De niña les pedí a mis papás que me compraran un piano. Mi madre dijo que había uno en casa de los abuelos y que practicara ahí. Empecé a tomar unas clases y pronto vieron que ir a casa de los abuelos era muy lejos y mejor me compraron un tecladito. Tomé clases tres veces por semana y al ver que no era cosa fácil volverse una gran concertista aborté la misión y boté el tecladito.
A los nueve años vi que todas mis amigas iban al catecismo y le pedí a mi mamá que me llevara. Todas iban a tener una primera comunión con desayuno y muchos niños y yo también quería la mía. En eso un poco más constante: me mantuve católica practicante hasta los 19 años. Hice la comunión y la confirmación, pero hasta ahí llegó mi “fe”.
A los 13 años decidí que quería estudiar literatura. Como muchos, quería dedicar mi vida a leer y escribir. A los 20 años entré a la UAM a estudiar letras hispánicas. No aguanté ni un trimestre. Por suerte me aceptaron en letras inglesas en la UNAM y salí corriendo de Iztapalapa a la paradisiaca Ciudad Universitaria. Luego tuve que abandonar la escuela por múltiples razones, dejando pendientes 15 materias. Empecé y terminé el servicio social, pero nunca pedí la carta de liberación.
También a los 20 años entré a la escuela de escritores de SOGEM. Hice buenos amigos, recolecté un buen número de recuerdos, coleccioné un par de gotitas para el ego y la abandoné sin terminar el diplomado: escribía más antes de entrar a la SOGEM.
Y, así como les cuento, he empezado un millón de proyectos y difícilmente he concluido alguno. Empecé una novela, un libro de cuentos, varios cuentos solos, un millón de malos poemas… Empecé a trabajar en bares y restaurantes y pensé que convenía hacer carrera en ese ramo: aprender todo lo que hubiera que saber al respecto y luego poner mi propio negocio. Pero salí de ahí y empecé a trabajar en revistas. Misma cosa: aprender todo lo que hubiera que saber y volverme la editora que las revistas mexicanas se arrebatarían. Pero llegó la crisis de 2009 y me botaron pa la calle. Entonces regresé a cerrar uno de los muchos proyectos empezados: la licenciatura. Terminé en un año las 15 materias, repetí el servicio social y pedí la carta, hice el examen de tercer idioma y lo aprobé, empecé a escribir una tesis y estoy cerca de terminarla (sólo me falta sentarme a hacerlo).
Este enero me propuse tres cosas: hacer ejercicio, leer un libro a la semana y no comprar libros nuevos para leer al fin todos los que hay en mi pequeña biblioteca. Compré una máquina para hacer ejercicio y la he usado todos los días excepto un mes sí y un mes no. Voy exactamente nueve libros atrasada y he comprado, si no me equivoco, un libro al mes.
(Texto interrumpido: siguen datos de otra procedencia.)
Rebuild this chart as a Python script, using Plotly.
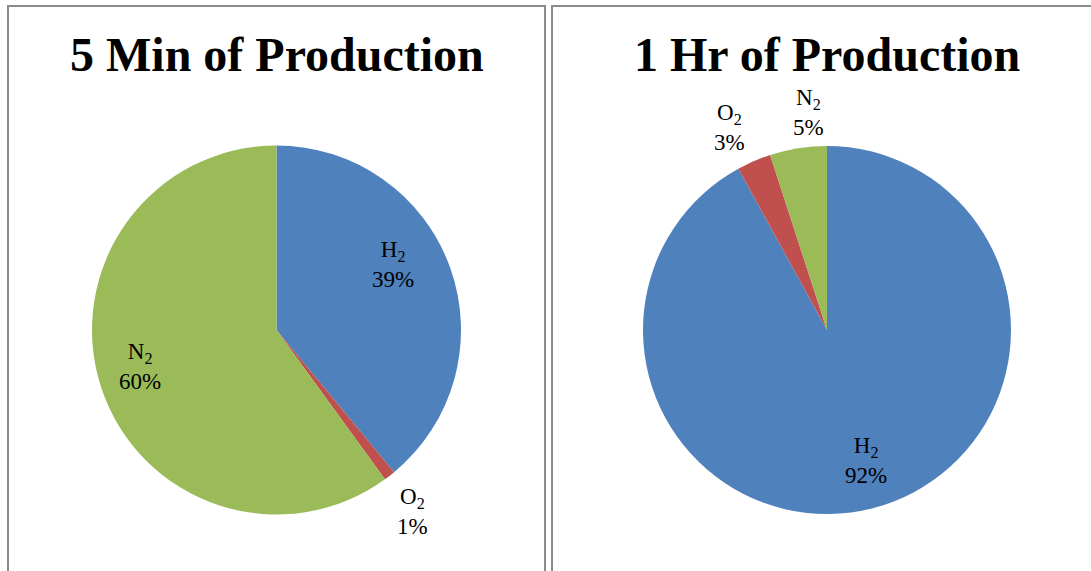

Pero además me he puesto dos nuevos objetivos. El mes pasado decidí asociarme con un par de amigas y poner un negocio, y con otra quedé en escribir un libro.
Haciendo un recuento, este año tengo que hacerme tiempo todos los días para leer, hacer ejercicio, montar un negocio, terminar la tesis, escribir un libro, actualizar este blog, cumplir con mi jornada laboral de ocho horas, comer, dormir y meditar… Todo con miras de pronto tener un hijo y un perro. Algunas personas son más eficientes que yo. Algunas son más ambiciosas. Muchas se plantean objetivos más realistas. Yo no soy ni realista ni ambiciosa ni eficiente. Soy una soñadora. La ventaja es que con eso nada se pierde.